* START *

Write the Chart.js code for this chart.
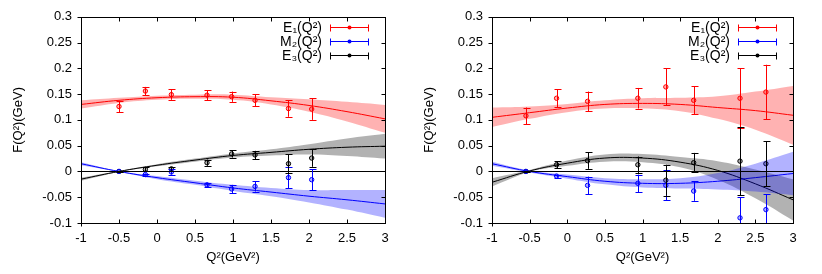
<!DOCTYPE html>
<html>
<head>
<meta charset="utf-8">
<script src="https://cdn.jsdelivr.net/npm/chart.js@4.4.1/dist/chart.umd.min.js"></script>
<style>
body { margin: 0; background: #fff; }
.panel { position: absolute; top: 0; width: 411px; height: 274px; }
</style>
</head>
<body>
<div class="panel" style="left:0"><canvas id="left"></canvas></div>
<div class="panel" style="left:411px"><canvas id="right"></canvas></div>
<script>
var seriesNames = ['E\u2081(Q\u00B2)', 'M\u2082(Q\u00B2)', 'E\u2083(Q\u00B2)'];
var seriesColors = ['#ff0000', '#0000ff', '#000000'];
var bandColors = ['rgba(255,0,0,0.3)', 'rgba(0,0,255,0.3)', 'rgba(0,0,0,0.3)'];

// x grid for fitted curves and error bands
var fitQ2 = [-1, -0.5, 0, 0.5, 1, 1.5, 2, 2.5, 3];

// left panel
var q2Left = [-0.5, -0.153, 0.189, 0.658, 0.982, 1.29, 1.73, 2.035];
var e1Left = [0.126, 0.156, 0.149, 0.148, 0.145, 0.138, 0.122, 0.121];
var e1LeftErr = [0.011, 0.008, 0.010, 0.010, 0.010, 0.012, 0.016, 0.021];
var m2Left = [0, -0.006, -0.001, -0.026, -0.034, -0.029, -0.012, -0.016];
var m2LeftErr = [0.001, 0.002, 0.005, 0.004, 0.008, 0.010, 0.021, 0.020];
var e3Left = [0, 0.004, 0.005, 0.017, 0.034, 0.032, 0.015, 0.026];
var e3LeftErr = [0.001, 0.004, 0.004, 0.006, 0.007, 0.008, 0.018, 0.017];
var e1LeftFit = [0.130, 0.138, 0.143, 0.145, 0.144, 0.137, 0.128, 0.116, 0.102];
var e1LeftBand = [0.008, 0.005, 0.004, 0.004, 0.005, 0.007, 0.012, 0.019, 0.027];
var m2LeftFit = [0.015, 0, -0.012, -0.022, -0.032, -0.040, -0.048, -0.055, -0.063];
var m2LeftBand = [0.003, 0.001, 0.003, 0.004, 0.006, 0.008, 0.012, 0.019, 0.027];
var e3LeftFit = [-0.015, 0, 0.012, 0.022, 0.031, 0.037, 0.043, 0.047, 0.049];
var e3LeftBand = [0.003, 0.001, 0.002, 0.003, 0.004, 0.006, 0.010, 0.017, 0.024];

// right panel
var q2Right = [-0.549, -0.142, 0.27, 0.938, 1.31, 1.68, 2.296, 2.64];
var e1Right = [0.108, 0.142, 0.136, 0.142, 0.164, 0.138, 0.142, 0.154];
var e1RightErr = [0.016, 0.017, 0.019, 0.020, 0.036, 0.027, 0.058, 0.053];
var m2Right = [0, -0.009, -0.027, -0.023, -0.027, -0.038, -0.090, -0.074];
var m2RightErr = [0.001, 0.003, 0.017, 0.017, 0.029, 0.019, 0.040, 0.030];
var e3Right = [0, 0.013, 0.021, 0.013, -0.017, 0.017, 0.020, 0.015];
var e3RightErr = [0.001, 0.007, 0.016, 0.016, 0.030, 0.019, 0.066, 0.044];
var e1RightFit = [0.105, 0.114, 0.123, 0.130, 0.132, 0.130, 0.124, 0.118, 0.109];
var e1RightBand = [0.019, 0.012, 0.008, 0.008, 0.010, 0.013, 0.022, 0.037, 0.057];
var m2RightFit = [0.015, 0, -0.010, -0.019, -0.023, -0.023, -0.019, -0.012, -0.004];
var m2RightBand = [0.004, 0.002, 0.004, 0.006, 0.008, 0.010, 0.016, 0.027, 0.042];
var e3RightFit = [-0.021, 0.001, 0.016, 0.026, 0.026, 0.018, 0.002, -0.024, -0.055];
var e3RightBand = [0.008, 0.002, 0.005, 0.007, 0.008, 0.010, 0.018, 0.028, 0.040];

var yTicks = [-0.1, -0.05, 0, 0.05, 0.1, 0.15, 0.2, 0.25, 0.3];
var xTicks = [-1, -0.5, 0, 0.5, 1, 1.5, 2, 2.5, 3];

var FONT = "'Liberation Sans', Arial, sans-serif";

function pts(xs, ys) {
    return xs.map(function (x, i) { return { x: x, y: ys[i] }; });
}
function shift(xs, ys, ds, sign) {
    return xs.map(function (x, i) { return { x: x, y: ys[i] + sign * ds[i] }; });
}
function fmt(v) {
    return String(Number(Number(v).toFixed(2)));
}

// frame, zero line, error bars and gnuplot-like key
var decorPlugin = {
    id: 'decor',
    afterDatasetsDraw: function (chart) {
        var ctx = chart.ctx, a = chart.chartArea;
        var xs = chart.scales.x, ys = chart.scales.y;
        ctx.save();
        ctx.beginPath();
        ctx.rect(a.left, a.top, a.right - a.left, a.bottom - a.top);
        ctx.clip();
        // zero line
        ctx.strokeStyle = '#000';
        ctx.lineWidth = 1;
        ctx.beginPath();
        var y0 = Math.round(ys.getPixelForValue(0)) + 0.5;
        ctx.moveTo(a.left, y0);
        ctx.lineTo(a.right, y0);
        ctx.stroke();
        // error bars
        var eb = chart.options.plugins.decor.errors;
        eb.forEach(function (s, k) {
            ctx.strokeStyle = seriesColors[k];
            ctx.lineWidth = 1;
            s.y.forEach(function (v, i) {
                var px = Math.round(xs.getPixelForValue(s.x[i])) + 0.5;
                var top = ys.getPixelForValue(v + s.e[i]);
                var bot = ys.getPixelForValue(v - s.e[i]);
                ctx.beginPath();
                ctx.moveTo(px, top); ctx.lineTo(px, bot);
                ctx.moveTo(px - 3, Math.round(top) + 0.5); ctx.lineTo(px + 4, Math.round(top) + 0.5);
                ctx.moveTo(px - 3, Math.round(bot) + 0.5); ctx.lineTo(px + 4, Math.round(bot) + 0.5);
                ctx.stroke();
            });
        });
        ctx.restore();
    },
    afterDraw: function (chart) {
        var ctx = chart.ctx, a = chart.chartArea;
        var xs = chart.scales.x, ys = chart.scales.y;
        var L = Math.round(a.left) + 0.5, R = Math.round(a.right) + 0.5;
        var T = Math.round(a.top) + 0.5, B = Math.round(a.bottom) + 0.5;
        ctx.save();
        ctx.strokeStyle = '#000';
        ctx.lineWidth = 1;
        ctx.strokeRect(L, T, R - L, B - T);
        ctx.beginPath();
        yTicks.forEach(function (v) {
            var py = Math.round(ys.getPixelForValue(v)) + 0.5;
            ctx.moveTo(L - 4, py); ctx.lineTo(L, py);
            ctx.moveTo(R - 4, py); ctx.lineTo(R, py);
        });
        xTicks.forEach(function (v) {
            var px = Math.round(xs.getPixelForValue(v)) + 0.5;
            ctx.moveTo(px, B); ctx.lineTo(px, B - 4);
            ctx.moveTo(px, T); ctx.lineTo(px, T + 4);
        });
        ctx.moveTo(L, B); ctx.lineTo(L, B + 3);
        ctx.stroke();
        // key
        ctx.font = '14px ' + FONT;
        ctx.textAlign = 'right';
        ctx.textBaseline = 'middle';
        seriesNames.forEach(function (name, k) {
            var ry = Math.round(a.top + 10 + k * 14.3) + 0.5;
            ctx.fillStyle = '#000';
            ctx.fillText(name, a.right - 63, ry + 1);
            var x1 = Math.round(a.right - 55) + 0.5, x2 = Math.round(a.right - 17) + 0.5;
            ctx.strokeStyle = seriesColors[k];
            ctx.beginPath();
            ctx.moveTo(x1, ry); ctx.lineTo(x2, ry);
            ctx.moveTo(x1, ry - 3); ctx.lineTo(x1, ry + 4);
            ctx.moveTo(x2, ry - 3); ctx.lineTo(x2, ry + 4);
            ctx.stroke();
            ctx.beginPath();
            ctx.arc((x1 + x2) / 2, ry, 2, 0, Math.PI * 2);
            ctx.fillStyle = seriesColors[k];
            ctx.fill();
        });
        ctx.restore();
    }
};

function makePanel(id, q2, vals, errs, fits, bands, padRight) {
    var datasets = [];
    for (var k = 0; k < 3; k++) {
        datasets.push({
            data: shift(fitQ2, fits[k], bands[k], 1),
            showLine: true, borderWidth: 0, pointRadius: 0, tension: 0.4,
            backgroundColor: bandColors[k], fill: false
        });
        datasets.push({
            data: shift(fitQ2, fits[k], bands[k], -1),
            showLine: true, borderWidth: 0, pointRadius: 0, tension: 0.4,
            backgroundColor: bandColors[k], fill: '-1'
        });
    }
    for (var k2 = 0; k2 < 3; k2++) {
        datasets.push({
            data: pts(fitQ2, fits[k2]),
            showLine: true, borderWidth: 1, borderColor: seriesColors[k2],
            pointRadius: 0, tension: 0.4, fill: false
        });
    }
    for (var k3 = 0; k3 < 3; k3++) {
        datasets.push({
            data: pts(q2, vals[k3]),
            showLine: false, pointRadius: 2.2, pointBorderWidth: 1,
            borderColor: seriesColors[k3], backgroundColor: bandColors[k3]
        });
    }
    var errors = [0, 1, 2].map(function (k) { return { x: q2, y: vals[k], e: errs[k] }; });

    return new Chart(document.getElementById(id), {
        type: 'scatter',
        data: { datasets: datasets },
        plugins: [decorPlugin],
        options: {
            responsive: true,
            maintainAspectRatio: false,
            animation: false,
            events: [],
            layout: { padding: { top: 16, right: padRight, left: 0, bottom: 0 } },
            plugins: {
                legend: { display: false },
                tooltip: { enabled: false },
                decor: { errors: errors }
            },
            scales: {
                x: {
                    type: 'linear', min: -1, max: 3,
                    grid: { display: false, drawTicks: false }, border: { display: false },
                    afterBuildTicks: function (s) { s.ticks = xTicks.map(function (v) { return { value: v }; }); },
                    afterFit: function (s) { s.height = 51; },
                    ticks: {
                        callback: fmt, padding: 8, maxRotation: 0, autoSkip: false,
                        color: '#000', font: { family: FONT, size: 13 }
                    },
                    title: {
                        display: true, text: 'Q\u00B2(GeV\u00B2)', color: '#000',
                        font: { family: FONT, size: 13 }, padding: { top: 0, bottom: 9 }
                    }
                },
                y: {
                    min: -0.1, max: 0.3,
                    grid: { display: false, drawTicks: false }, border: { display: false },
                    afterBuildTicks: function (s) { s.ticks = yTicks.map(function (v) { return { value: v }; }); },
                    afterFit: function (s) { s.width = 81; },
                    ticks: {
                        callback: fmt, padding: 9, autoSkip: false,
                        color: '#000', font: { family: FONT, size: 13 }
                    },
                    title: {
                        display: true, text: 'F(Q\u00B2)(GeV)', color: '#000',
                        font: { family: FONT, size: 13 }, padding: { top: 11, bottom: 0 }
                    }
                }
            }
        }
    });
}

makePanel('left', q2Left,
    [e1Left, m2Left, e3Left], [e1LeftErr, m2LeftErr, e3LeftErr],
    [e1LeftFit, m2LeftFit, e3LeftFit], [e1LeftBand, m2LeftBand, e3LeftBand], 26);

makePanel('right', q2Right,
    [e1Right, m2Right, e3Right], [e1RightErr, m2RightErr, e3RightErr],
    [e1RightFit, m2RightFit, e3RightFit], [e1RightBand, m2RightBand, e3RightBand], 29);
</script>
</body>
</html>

* END *

Task description:
Leave out any pictures and return exactly the lines from the beginning of the data through the line with "0.010, 0.017, 0.024];", inclusive.

Written solution:
Write the Chart.js code for this chart.
<!DOCTYPE html>
<html>
<head>
<meta charset="utf-8">
<script src="https://cdn.jsdelivr.net/npm/chart.js@4.4.1/dist/chart.umd.min.js"></script>
<style>
body { margin: 0; background: #fff; }
.panel { position: absolute; top: 0; width: 411px; height: 274px; }
</style>
</head>
<body>
<div class="panel" style="left:0"><canvas id="left"></canvas></div>
<div class="panel" style="left:411px"><canvas id="right"></canvas></div>
<script>
var seriesNames = ['E\u2081(Q\u00B2)', 'M\u2082(Q\u00B2)', 'E\u2083(Q\u00B2)'];
var seriesColors = ['#ff0000', '#0000ff', '#000000'];
var bandColors = ['rgba(255,0,0,0.3)', 'rgba(0,0,255,0.3)', 'rgba(0,0,0,0.3)'];

// x grid for fitted curves and error bands
var fitQ2 = [-1, -0.5, 0, 0.5, 1, 1.5, 2, 2.5, 3];

// left panel
var q2Left = [-0.5, -0.153, 0.189, 0.658, 0.982, 1.29, 1.73, 2.035];
var e1Left = [0.126, 0.156, 0.149, 0.148, 0.145, 0.138, 0.122, 0.121];
var e1LeftErr = [0.011, 0.008, 0.010, 0.010, 0.010, 0.012, 0.016, 0.021];
var m2Left = [0, -0.006, -0.001, -0.026, -0.034, -0.029, -0.012, -0.016];
var m2LeftErr = [0.001, 0.002, 0.005, 0.004, 0.008, 0.010, 0.021, 0.020];
var e3Left = [0, 0.004, 0.005, 0.017, 0.034, 0.032, 0.015, 0.026];
var e3LeftErr = [0.001, 0.004, 0.004, 0.006, 0.007, 0.008, 0.018, 0.017];
var e1LeftFit = [0.130, 0.138, 0.143, 0.145, 0.144, 0.137, 0.128, 0.116, 0.102];
var e1LeftBand = [0.008, 0.005, 0.004, 0.004, 0.005, 0.007, 0.012, 0.019, 0.027];
var m2LeftFit = [0.015, 0, -0.012, -0.022, -0.032, -0.040, -0.048, -0.055, -0.063];
var m2LeftBand = [0.003, 0.001, 0.003, 0.004, 0.006, 0.008, 0.012, 0.019, 0.027];
var e3LeftFit = [-0.015, 0, 0.012, 0.022, 0.031, 0.037, 0.043, 0.047, 0.049];
var e3LeftBand = [0.003, 0.001, 0.002, 0.003, 0.004, 0.006, 0.010, 0.017, 0.024];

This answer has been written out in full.